DIRECTION:
Pictures must not be retyped. Return exactly the lines from the one with "Write the Chart.js code for this chart." through the one with "59.8, 57.5, 56.4];", both included, and no others.

┌─ EXCERPTED RECORDS

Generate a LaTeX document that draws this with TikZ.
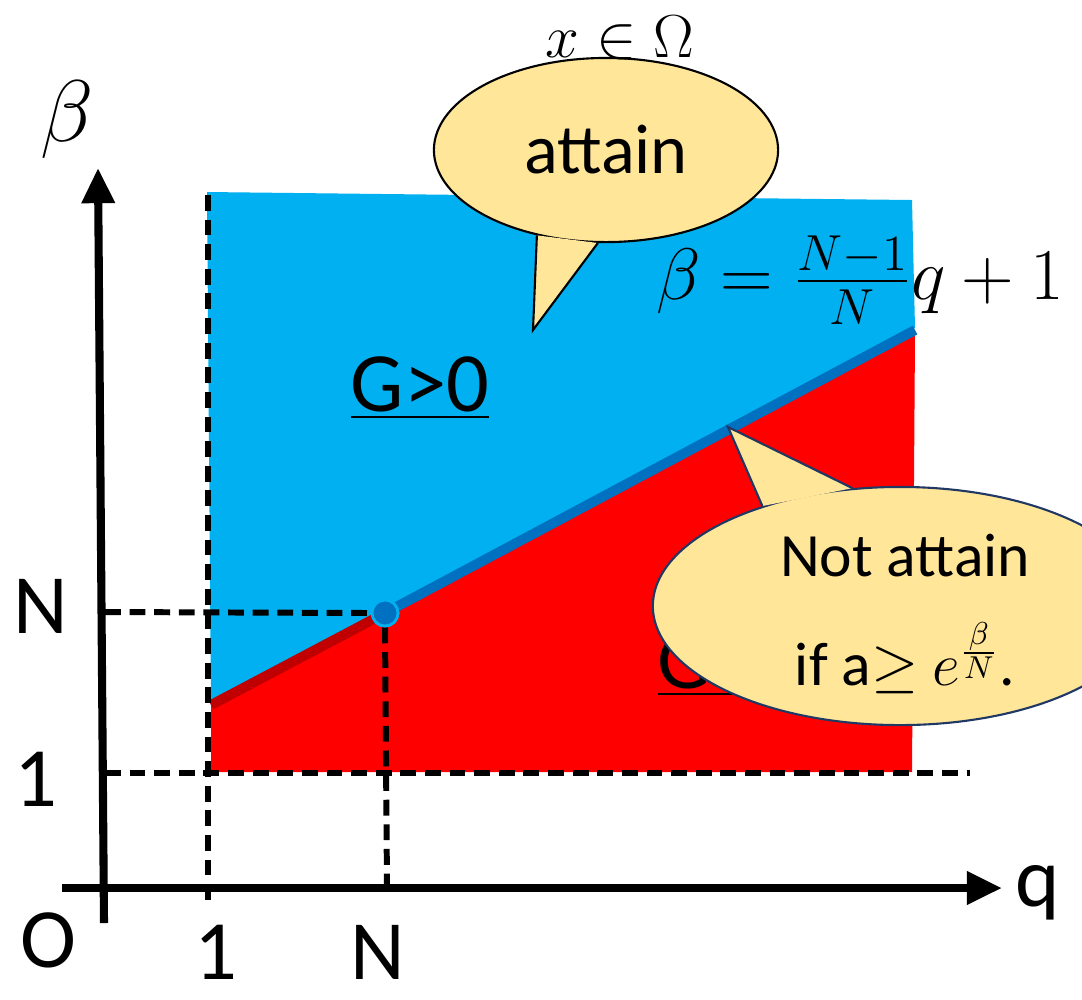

└─
┌─ EXCERPTED RECORDS

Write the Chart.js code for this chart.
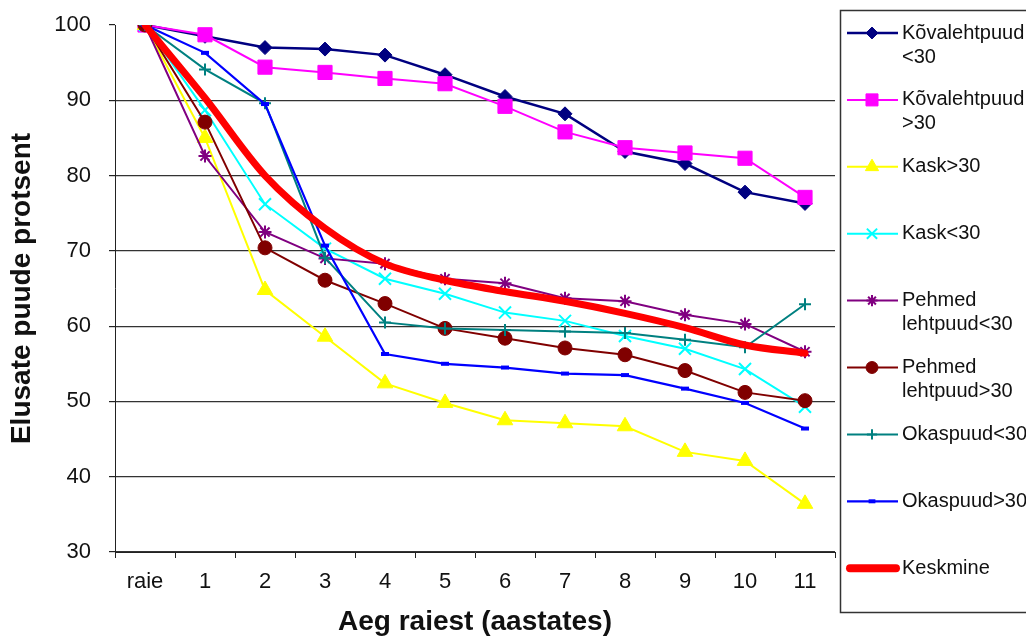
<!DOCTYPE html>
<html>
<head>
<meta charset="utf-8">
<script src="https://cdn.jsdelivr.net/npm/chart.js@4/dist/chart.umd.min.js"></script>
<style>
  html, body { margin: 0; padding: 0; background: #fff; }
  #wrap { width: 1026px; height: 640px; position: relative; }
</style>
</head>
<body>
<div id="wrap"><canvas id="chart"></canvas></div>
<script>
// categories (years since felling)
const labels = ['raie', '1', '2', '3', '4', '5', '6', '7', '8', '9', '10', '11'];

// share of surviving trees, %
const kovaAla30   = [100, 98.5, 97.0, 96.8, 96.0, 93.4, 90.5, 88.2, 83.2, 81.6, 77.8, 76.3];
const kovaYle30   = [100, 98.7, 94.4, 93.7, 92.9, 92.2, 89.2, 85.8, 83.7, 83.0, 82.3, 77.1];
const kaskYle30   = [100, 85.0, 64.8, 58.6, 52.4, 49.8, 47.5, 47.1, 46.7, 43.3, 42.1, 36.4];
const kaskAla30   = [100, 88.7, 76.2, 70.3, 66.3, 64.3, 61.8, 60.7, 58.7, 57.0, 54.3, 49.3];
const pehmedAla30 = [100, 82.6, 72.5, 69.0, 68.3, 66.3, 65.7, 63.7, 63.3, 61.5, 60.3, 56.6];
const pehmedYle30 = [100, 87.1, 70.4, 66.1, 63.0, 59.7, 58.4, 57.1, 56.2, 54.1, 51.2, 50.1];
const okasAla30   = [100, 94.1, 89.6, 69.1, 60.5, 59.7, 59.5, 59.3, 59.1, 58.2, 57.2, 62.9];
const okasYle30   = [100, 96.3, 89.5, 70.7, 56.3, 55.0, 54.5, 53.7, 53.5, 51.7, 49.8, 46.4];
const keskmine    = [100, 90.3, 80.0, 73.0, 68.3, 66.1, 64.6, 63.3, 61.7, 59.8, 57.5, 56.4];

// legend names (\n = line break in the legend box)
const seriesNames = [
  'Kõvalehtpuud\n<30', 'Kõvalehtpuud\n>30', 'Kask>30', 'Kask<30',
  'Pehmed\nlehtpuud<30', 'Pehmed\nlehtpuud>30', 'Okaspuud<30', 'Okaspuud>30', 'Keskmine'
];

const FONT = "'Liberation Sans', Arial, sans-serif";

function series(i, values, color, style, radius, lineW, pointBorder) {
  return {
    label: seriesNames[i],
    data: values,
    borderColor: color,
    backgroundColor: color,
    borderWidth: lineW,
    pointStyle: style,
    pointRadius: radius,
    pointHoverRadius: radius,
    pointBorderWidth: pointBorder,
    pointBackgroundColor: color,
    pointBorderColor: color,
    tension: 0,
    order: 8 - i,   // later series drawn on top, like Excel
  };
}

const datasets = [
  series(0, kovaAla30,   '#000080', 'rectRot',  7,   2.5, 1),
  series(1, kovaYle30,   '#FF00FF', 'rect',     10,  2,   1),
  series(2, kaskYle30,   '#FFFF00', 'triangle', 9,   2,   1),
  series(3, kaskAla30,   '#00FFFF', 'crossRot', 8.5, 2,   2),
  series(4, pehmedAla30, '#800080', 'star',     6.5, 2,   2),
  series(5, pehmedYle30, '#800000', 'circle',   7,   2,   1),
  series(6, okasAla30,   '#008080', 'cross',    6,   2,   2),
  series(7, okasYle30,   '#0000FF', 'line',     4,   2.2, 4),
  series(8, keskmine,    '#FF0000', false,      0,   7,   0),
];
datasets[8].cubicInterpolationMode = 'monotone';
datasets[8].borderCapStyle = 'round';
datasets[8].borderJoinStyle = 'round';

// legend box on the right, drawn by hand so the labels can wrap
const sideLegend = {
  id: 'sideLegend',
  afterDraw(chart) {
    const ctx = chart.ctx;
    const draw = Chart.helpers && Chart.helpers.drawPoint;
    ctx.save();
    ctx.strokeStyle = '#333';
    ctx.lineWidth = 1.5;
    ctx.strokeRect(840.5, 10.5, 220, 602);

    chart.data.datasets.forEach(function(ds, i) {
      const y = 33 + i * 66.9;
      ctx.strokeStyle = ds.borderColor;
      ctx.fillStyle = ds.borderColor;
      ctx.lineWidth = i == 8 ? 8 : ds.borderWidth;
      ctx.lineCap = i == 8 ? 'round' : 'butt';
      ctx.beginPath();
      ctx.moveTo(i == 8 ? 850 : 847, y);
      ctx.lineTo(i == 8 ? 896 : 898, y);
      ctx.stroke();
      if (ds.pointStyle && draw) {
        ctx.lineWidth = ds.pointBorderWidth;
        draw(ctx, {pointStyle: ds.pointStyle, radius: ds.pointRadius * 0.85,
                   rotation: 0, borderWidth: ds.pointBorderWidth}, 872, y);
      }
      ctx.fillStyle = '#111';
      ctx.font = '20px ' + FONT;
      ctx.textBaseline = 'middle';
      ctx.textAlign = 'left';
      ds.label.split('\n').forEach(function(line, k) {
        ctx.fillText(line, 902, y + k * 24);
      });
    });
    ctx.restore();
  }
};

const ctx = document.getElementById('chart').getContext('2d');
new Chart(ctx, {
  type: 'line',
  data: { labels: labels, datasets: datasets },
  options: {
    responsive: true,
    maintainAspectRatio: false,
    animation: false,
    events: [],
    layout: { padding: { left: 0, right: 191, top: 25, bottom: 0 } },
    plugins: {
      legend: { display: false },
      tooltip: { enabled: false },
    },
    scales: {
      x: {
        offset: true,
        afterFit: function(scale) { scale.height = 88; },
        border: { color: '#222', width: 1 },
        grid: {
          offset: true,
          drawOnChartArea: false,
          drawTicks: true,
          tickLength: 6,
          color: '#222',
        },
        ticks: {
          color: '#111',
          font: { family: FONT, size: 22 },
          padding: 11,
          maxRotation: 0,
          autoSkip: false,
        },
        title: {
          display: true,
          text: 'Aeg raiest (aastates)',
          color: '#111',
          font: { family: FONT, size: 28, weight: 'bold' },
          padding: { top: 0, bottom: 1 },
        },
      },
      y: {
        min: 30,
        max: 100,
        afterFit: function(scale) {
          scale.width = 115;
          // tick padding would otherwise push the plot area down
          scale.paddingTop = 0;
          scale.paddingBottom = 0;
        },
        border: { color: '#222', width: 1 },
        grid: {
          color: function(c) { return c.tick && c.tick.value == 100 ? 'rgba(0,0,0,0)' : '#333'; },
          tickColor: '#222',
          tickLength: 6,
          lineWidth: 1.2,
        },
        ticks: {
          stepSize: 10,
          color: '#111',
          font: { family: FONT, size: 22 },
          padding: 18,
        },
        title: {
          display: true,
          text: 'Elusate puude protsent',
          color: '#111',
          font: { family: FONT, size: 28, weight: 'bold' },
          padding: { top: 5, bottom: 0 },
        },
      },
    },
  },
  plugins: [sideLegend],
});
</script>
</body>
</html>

└─

RESULT OF THIS EXERCISE:
Write the Chart.js code for this chart.
<!DOCTYPE html>
<html>
<head>
<meta charset="utf-8">
<script src="https://cdn.jsdelivr.net/npm/chart.js@4/dist/chart.umd.min.js"></script>
<style>
  html, body { margin: 0; padding: 0; background: #fff; }
  #wrap { width: 1026px; height: 640px; position: relative; }
</style>
</head>
<body>
<div id="wrap"><canvas id="chart"></canvas></div>
<script>
// categories (years since felling)
const labels = ['raie', '1', '2', '3', '4', '5', '6', '7', '8', '9', '10', '11'];

// share of surviving trees, %
const kovaAla30   = [100, 98.5, 97.0, 96.8, 96.0, 93.4, 90.5, 88.2, 83.2, 81.6, 77.8, 76.3];
const kovaYle30   = [100, 98.7, 94.4, 93.7, 92.9, 92.2, 89.2, 85.8, 83.7, 83.0, 82.3, 77.1];
const kaskYle30   = [100, 85.0, 64.8, 58.6, 52.4, 49.8, 47.5, 47.1, 46.7, 43.3, 42.1, 36.4];
const kaskAla30   = [100, 88.7, 76.2, 70.3, 66.3, 64.3, 61.8, 60.7, 58.7, 57.0, 54.3, 49.3];
const pehmedAla30 = [100, 82.6, 72.5, 69.0, 68.3, 66.3, 65.7, 63.7, 63.3, 61.5, 60.3, 56.6];
const pehmedYle30 = [100, 87.1, 70.4, 66.1, 63.0, 59.7, 58.4, 57.1, 56.2, 54.1, 51.2, 50.1];
const okasAla30   = [100, 94.1, 89.6, 69.1, 60.5, 59.7, 59.5, 59.3, 59.1, 58.2, 57.2, 62.9];
const okasYle30   = [100, 96.3, 89.5, 70.7, 56.3, 55.0, 54.5, 53.7, 53.5, 51.7, 49.8, 46.4];
const keskmine    = [100, 90.3, 80.0, 73.0, 68.3, 66.1, 64.6, 63.3, 61.7, 59.8, 57.5, 56.4];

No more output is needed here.